If the cashier has to calculate change manually, errors are inevitable — especially during rush hour. A digital POS calculates automatically: cashier enters the payment amount, system displays the change. Zero mental math, zero calculation errors.

This isn't about not trusting the cashier's math skills. It's about eliminating a source of error that doesn't need to exist.

3. Written SOPs, Not Just Verbal Training

"I already trained them." The question is: trained on what, when, and can they refer back when they forget?

Verbal training is important for orientation. But for specific procedures (handling cancellations, closing shifts, cash reconciliation), there must be a written document they can reference. Not a thick manual — a one-page checklist per procedure is enough.

Why this matters: people forget. Especially in overwhelming first days. A cashier with a checklist to hold is far more confident than one who has to remember everything from a morning briefing.

4. Buddy System in the First Week

Don't throw a new cashier into a shift alone on day one. Pair them with a senior cashier for at least 3-5 shifts. Not to "supervise" — but so there's someone to ask directly when unfamiliar situations come up.

An effective pattern:

  • Shifts 1-2: New cashier observes, senior handles.

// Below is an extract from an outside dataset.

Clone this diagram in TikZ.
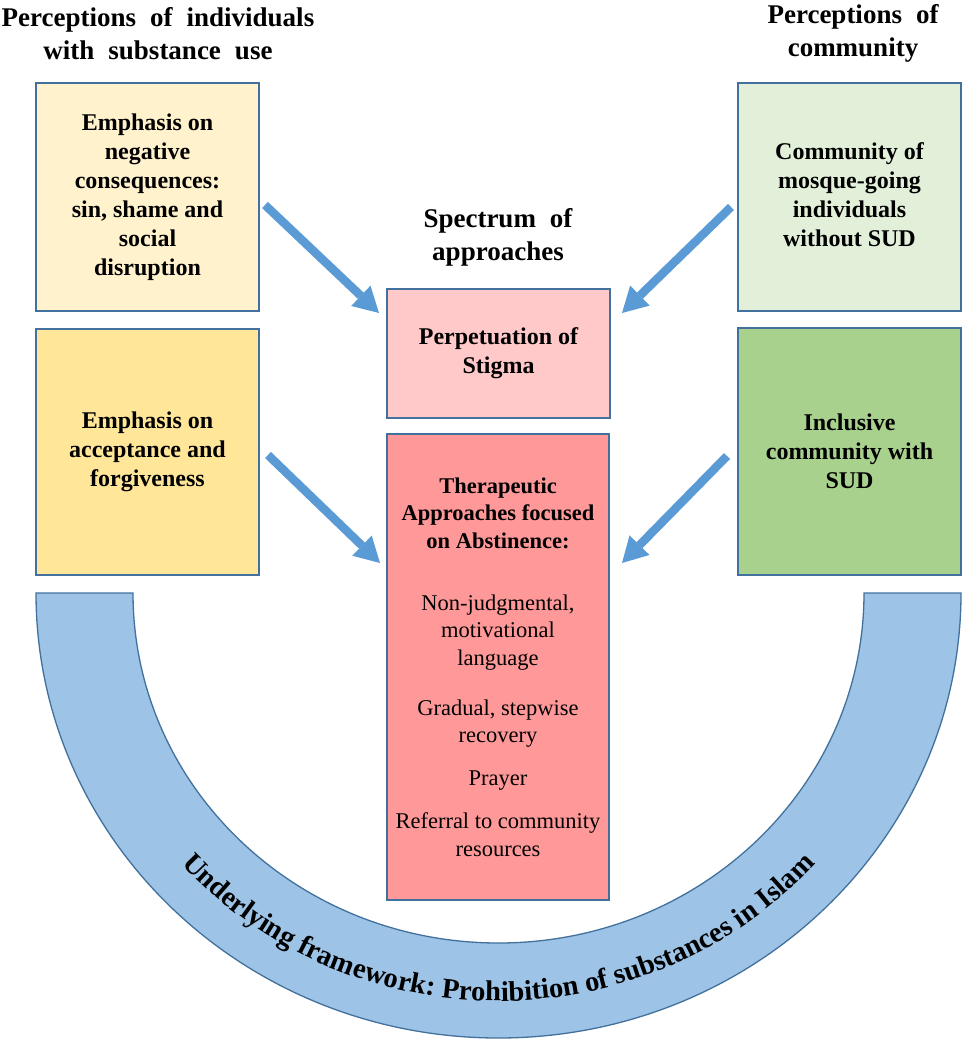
\documentclass[tikz,border=0pt]{standalone}
\usepackage{fontspec}
\setmainfont{Liberation Serif}
\usetikzlibrary{arrows.meta,decorations.text}
\definecolor{bordc}{HTML}{41719C}
\definecolor{arrowc}{HTML}{5B9BD5}
\definecolor{bandc}{HTML}{9DC3E6}
\definecolor{yel1}{HTML}{FFF2CC}
\definecolor{yel2}{HTML}{FFE699}
\definecolor{grn1}{HTML}{E2F0D9}
\definecolor{grn2}{HTML}{A9D18E}
\definecolor{pink1}{HTML}{FFC9C9}
\definecolor{red1}{HTML}{FF9999}
\newcommand\widespaces{\spaceskip=14pt\relax}
\begin{document}
\begin{tikzpicture}[x=1pt,y=1pt,
  box/.style={draw=bordc, line width=2pt, minimum width=223pt, align=center, inner sep=0pt,
    font=\bfseries\fontsize{24}{29}\selectfont},
  title/.style={align=center, font=\bfseries\fontsize{27}{33}\selectfont\widespaces},
  bigarrow/.style={draw=arrowc, line width=8.5pt, -{Triangle[width=28pt,length=25pt,line width=0pt,fill=arrowc]}}]
\useasboundingbox (0,0) rectangle (968,-1046);

% underlying band
\draw[fill=bandc, draw=bordc, line width=1.3pt]
  (36,-593) arc[start angle=180, end angle=360, x radius=462.5, y radius=445]
  -- (864,-593) arc[start angle=0, end angle=-180, x radius=365.5, y radius=350] -- cycle;
\path[decorate, decoration={text along path, text align=center,
  text={|\bfseries\fontsize{28.5}{28.5}\selectfont|Underlying framework:  Prohibition of substances in Islam}}]
  (498.5,-593) ++(200:424 and 408) arc[start angle=200, end angle=340, x radius=424, y radius=408];

% titles
\node[title] (tl) at (158,-33.5) {Perceptions of individuals\\with substance use};
\node[title] (tr) at (853,-33.5) {Perceptions of\\community};
\node[title] (tc) at (498,-237) {Spectrum of\\approaches};

% boxes
\node[box, fill=yel1, minimum height=228pt] (b1) at (147.5,-197) {Emphasis on\\negative\\consequences:\\sin, shame and\\social\\disruption};
\node[box, fill=yel2, minimum height=246pt] (b2) at (147.5,-452) {Emphasis on\\acceptance and\\forgiveness};
\node[box, fill=grn1, minimum height=228pt] (b3) at (849.5,-197) {\raisebox{-6pt}{\begin{tabular}{@{}c@{}}Community of\\mosque-going\\individuals\\without SUD\end{tabular}}};
\node[box, fill=grn2, minimum height=247pt] (b4) at (849.5,-451.5) {Inclusive\\community with\\SUD};
\node[box, fill=pink1, minimum height=129pt] (p) at (498.5,-353.5) {Perpetuation of\\Stigma};
\node[box, fill=red1, minimum width=222pt, minimum height=466pt,
  font=\fontsize{22.5}{27.5}\selectfont] (r) at (498,-667)
  {\textbf{Therapeutic}\\\textbf{Approaches focused}\\\textbf{on Abstinence:}\\[34.5pt]
   Non-judgmental,\\motivational\\language\\[22.5pt]
   Gradual, stepwise\\recovery\\[15.5pt]
   Prayer\\[15.5pt]
   Referral to community\\resources};

% arrows
\coordinate (a1s) at (265,-205); \coordinate (a1e) at (379,-313);
\coordinate (a2s) at (731,-207); \coordinate (a2e) at (622,-313);
\coordinate (a3s) at (268,-455); \coordinate (a3e) at (380,-563);
\coordinate (a4s) at (727,-456); \coordinate (a4e) at (622,-563);
\draw[bigarrow] (a1s) -- (a1e);
\draw[bigarrow] (a2s) -- (a2e);
\draw[bigarrow] (a3s) -- (a3e);
\draw[bigarrow] (a4s) -- (a4e);
\end{tikzpicture}
\end{document}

Occasionally the new cashier tries with supervision.
  • Shifts 3-4: New cashier handles, senior stands by. Intervention only when asked or when there's an error.
  • Shift 5+: New cashier goes solo, but during a quieter shift. Senior cashier available via chat/phone for questions.

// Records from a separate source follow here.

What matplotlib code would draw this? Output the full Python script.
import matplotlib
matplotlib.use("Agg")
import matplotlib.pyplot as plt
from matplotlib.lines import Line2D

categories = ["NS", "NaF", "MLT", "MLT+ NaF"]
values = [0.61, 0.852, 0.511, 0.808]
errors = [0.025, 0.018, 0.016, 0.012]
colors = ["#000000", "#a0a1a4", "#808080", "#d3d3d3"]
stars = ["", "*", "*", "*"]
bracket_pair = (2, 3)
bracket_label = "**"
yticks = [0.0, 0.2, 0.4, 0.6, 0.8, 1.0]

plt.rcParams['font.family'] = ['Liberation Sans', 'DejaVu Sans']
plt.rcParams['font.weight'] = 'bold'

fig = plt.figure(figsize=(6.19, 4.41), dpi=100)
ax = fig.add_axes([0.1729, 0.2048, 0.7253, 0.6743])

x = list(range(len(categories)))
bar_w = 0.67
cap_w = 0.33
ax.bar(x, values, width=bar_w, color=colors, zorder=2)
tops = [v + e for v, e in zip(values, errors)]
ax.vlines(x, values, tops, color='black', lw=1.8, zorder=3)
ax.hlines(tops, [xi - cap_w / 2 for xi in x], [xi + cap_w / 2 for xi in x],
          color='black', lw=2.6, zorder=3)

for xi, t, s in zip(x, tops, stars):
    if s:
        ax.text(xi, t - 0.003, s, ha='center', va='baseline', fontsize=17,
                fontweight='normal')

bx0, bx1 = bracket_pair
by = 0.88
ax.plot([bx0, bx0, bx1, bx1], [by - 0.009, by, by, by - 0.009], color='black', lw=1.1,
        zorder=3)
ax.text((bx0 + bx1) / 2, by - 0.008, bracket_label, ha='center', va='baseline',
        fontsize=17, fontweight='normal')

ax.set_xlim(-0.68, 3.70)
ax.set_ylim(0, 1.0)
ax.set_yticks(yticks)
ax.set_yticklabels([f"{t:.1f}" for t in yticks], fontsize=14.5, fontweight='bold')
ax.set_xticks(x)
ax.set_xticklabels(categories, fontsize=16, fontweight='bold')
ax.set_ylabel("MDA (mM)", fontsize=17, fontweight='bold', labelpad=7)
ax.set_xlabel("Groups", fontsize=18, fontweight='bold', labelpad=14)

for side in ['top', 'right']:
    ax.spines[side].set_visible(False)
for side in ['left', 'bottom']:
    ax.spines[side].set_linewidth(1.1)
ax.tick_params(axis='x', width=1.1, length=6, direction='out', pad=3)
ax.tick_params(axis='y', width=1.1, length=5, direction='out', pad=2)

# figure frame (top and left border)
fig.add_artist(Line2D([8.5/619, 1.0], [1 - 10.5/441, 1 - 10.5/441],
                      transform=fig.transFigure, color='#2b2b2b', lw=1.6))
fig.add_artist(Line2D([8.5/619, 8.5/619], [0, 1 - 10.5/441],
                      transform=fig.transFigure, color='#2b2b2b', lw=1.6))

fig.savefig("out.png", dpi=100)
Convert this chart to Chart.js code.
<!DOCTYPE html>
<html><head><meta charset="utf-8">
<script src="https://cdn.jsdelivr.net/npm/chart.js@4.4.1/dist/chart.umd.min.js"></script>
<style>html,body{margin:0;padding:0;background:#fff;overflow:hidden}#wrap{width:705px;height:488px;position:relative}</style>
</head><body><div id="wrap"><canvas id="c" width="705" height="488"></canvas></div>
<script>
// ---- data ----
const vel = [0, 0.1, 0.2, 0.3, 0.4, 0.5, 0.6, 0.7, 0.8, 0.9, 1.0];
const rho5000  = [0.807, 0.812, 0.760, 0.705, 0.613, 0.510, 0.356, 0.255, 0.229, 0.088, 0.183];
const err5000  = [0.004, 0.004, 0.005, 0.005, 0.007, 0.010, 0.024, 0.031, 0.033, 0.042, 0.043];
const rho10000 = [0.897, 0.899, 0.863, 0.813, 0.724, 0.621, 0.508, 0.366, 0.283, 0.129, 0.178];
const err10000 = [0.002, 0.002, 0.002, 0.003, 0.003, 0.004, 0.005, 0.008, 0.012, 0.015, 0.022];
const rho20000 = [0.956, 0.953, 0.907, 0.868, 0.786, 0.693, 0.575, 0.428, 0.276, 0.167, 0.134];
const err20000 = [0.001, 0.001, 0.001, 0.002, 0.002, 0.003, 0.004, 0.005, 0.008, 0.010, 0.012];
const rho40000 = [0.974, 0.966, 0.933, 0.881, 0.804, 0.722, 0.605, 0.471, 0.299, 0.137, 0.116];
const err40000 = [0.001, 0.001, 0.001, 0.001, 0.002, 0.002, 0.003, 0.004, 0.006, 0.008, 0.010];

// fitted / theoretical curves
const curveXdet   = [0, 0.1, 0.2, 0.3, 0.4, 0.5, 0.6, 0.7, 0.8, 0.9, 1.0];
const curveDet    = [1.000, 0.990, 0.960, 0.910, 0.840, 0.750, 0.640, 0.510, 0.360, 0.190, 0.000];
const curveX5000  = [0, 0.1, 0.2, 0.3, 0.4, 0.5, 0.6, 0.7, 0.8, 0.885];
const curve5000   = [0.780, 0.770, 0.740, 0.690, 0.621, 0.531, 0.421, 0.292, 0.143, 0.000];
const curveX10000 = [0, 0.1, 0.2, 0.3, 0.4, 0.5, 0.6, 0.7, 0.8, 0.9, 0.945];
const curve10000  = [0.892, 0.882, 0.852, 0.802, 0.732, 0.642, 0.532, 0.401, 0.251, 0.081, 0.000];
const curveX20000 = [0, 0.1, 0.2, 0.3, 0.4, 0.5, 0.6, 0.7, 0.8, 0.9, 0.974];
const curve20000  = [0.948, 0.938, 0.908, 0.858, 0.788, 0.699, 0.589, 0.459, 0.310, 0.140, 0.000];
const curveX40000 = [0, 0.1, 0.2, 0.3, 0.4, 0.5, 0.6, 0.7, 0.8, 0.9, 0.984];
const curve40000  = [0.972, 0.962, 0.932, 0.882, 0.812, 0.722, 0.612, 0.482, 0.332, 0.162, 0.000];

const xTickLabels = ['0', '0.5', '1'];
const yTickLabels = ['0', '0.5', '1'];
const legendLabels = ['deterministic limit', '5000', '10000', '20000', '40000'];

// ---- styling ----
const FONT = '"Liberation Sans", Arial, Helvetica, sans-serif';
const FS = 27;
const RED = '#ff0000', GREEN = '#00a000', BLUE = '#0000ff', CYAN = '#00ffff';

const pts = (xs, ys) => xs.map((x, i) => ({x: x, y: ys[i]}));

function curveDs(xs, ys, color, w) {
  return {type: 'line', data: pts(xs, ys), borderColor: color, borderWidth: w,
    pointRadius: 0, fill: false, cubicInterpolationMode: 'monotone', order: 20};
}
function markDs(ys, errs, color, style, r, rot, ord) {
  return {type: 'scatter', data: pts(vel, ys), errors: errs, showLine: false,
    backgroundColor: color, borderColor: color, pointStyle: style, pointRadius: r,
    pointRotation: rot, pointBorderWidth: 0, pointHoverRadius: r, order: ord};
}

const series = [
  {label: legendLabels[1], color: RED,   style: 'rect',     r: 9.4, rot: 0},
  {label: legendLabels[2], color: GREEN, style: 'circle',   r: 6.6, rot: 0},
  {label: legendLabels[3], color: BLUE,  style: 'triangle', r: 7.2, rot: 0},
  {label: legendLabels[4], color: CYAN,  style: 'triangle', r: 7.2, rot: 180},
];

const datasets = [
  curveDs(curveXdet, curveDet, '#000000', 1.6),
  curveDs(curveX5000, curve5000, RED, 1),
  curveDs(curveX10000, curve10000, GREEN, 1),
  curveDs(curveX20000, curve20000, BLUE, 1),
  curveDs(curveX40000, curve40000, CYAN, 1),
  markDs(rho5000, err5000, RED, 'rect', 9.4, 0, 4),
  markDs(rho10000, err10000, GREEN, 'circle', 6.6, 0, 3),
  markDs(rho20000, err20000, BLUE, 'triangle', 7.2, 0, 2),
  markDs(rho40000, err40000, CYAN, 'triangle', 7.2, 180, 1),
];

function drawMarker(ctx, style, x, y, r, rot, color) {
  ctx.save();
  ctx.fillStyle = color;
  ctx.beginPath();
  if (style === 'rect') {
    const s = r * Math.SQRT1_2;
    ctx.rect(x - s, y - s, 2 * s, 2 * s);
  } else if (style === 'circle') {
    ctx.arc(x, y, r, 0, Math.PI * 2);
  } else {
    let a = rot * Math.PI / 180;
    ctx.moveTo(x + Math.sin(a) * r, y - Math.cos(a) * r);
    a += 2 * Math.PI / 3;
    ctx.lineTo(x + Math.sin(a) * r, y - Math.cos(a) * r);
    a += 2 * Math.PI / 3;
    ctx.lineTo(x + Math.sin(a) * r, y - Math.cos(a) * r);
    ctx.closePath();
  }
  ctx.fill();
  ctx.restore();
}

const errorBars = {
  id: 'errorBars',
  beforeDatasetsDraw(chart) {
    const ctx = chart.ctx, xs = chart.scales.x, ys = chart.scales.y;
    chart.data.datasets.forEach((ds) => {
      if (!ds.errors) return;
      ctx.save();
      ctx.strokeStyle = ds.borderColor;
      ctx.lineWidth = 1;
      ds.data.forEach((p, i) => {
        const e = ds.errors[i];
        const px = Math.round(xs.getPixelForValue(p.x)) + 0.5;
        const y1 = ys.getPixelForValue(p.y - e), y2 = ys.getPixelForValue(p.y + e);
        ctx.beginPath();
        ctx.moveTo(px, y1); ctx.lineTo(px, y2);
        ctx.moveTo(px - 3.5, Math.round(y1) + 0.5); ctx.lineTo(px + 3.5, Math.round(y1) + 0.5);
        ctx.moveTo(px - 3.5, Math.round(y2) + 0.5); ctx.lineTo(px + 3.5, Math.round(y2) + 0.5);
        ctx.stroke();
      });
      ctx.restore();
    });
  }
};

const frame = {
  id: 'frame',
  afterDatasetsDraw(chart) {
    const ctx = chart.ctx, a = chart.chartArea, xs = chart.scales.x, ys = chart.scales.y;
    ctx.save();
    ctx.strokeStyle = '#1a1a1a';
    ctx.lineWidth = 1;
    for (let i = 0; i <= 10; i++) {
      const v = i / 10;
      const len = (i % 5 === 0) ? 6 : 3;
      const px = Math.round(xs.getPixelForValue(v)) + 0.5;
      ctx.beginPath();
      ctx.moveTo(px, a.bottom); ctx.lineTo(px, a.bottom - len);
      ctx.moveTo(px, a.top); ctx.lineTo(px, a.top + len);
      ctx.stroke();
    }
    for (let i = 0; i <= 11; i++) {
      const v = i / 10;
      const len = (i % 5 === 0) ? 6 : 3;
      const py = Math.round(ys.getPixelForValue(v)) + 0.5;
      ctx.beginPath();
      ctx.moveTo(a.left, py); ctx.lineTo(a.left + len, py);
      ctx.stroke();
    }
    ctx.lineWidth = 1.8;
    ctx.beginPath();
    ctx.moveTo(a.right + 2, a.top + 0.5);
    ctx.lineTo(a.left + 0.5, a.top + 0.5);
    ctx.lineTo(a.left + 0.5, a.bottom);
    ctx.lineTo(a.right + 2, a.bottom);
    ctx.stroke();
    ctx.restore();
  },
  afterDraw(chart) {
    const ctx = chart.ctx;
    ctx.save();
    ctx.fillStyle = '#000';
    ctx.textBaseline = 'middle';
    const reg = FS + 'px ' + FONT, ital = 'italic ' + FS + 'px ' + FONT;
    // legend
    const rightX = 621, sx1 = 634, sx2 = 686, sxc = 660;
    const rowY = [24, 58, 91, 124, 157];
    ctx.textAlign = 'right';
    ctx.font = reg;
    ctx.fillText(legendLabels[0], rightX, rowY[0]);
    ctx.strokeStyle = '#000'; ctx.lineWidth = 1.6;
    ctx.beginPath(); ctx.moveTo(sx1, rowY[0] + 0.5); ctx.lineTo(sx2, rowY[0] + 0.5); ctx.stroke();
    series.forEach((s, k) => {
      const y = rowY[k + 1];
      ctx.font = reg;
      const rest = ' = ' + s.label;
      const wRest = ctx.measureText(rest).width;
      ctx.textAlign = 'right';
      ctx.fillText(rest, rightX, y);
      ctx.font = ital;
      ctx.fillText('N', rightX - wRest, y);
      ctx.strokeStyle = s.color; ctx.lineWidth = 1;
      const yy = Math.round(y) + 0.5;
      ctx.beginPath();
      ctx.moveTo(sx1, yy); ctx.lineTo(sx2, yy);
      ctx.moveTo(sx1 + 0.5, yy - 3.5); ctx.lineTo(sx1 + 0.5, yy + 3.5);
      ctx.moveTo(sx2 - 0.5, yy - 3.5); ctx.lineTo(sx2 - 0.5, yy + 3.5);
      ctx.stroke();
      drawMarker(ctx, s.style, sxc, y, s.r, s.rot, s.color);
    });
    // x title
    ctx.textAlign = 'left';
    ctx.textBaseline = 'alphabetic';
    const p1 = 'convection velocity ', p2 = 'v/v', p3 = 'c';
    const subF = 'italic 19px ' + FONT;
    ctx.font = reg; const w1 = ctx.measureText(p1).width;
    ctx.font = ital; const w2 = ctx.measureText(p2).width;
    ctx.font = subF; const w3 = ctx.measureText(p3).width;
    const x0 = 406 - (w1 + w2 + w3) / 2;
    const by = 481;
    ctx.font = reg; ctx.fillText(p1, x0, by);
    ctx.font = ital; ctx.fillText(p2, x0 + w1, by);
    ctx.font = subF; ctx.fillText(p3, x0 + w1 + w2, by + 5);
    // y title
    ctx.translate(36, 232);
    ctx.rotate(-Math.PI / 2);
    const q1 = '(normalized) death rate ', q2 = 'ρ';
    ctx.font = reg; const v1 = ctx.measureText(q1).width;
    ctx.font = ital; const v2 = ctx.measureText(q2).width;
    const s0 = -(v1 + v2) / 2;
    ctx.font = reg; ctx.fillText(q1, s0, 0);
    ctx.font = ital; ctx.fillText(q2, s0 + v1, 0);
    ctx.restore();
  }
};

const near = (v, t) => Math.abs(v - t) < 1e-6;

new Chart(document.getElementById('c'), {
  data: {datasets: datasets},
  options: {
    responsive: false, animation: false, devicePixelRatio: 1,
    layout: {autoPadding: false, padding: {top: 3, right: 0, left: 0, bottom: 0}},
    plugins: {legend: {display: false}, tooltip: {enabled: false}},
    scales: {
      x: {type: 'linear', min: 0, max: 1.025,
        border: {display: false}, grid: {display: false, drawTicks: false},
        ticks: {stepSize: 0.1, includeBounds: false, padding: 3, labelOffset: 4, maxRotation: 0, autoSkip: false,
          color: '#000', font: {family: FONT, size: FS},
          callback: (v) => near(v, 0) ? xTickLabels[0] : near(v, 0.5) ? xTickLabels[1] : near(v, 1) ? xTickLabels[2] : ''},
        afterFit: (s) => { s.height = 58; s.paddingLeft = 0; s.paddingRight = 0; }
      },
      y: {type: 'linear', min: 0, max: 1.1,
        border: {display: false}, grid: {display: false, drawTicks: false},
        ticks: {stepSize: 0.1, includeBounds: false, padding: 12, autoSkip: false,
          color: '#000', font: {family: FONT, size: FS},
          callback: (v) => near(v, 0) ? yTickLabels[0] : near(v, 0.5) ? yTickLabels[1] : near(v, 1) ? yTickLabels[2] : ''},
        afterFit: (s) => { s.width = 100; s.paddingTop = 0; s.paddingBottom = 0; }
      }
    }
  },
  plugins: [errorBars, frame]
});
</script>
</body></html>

5. Override for Sensitive Actions

Certain actions — voids, cancellations, manual discounts — shouldn't be possible for new cashiers without approval. Not because of distrust, but because these actions have financial consequences and new cashiers don't yet have the context to judge when they're appropriate.

With an override mechanism (e.g., requiring a manager PIN to approve a void), new cashiers are protected from pressure to make decisions outside their scope. And the business is protected from costly errors.

The Feedback Loop: Learning from Errors

Errors will still happen — no system is 100% error-proof. What matters: there's a mechanism to learn from them.

  • Review cash discrepancies at shift end. If there's a variance, trace it back to the transaction. This isn't for blame — it's to identify patterns.
  • Weekly check-in with new cashiers. Ask: "Were there any situations that confused you this week?" Their answers are a goldmine for system improvement.
  • Update SOPs based on error patterns. If the third cashier you hire makes the same mistake, that's a signal the SOP needs fixing, not the training.

The Bottom Line

New cashiers making mistakes is normal and expected. What's not normal is every new cashier making the same mistakes. That's not a people problem — it's a system problem. Investing in organized menus, written SOPs, automatic calculations, and override mechanisms is more sustainable than constantly correcting new hires and hoping the next one will be more careful.